The Rev. Tom Mather, pastor of Calvary Deaf Church, told the board Caltrans is willing to pay less than half of the $4 million he estimates is needed to relocate the church, a parsonage, a duplex and a house occupied by deaf residents, the paper reported.

The church does not want to take on debt by relocating, because it may not be able to offer discounted rent for deaf and deaf-related people, leaders said. The church has three tenants: a deaf former homeless man and two single mothers.

"If I lived at a different place, I could feel lost," said Marjorie McCarthy, speaking through a deaf interpreter.

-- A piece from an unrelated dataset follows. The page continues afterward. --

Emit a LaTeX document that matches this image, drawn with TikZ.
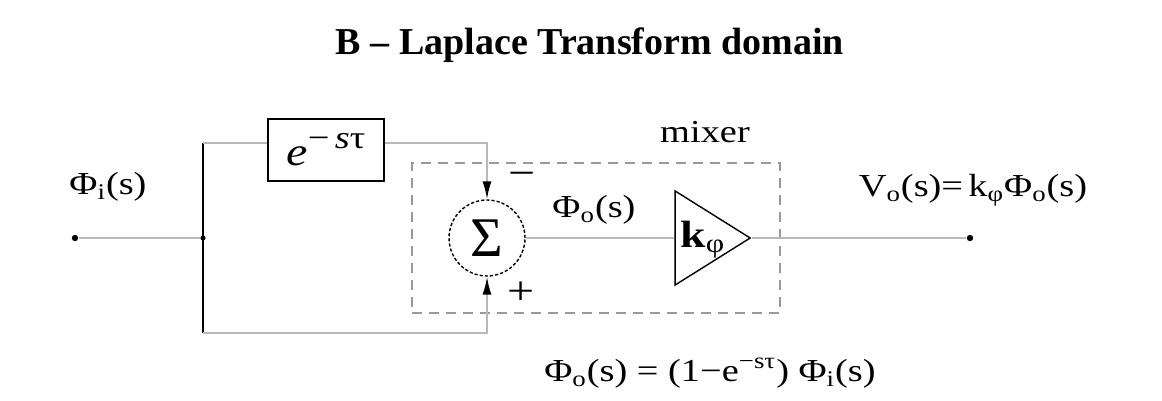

She has five children, three of them deaf, and moved to the property seven years ago, after her husband died. "I don't know what it would be like out there."

Mather told the newspaper Caltrans wants to give money to help begin building a church, but not enough to replicate what it has. The news report did not specify the amount Caltrans is willing to offer.

The unanimous supervisors' vote sets up a possible lawsuit if the Assemblies of God church is not satisfied with Caltrans final offer.

The project will disturb 149 properties. Caltrans must provide fair market value and help relocate businesses or residents, public affairs manager Rose Melgoza told the newspaper.

"We have to be very careful using taxpayer dollars," she said. "It's our goal to find something that's suitable, but we may have to come to a compromise that can accommodate the tenants and the church."

The church has about 40 members, more than half of them deaf.